Julia Unwin, JRF Chief Executive, said, “After seven years of declining living standards, the pause in rising costs is a very welcome respite.


Much worse off

“But many low income households are still much worse off than in 2008, leaving them struggling to make ends meet and reliant on benefits to top up their incomes.


“A couple with two children who each earn the minimum wage faces a shortfall of almost £4,000 a year between their incomes and what the public say they need for a minimum standard of living. We need to see action to raise wages, build more genuinely affordable homes and tackle the UK’s low productivity to help people get on at work.”


Donald Hirsch, Director of the Centre for Research in Social Policy, Loughborough University and author of the report, said, “Even though earnings are forecast to grow healthily in the next few years, rising prices will prevent low earners from becoming better off if their tax credits are frozen – and more so if threats to cut them are implemented in the forthcoming Budget.”
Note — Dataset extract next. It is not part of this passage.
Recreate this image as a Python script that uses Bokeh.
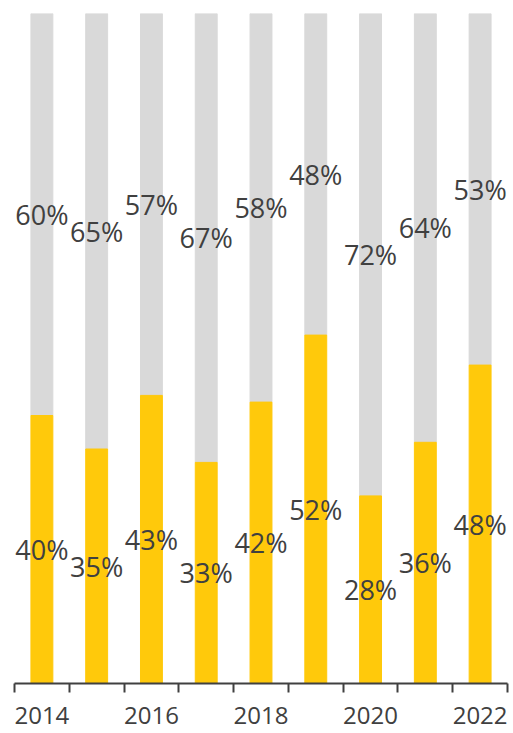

Unite assistant general secretary Steve Turner was not surprised. Steve said, “Osborne boasts that we are seeing an economic miracle and basking in economic sunshine. This Tory government is totally out of touch with ordinary people and the devastating toll the recession and slowest recovery on record has had on peoples’ living standards.


“Next week Osborne is going to unleash the latest round in austerity, with the deepest cuts to our public services and benefits that we have yet seen. This will hurt living standards of the 99 per cent and leave the 1 per cent untouched.


“The last thing we need is what he is threatening – promises of tax joy for the rich and pain for everyone else. Instead, we need decent work for all with good pay people can live on, not earn their poverty.


“This combined with need investment for a large scale house building programme where we can massively increase the number of council homes available for social rent would grow the economy and improve living standards for all.”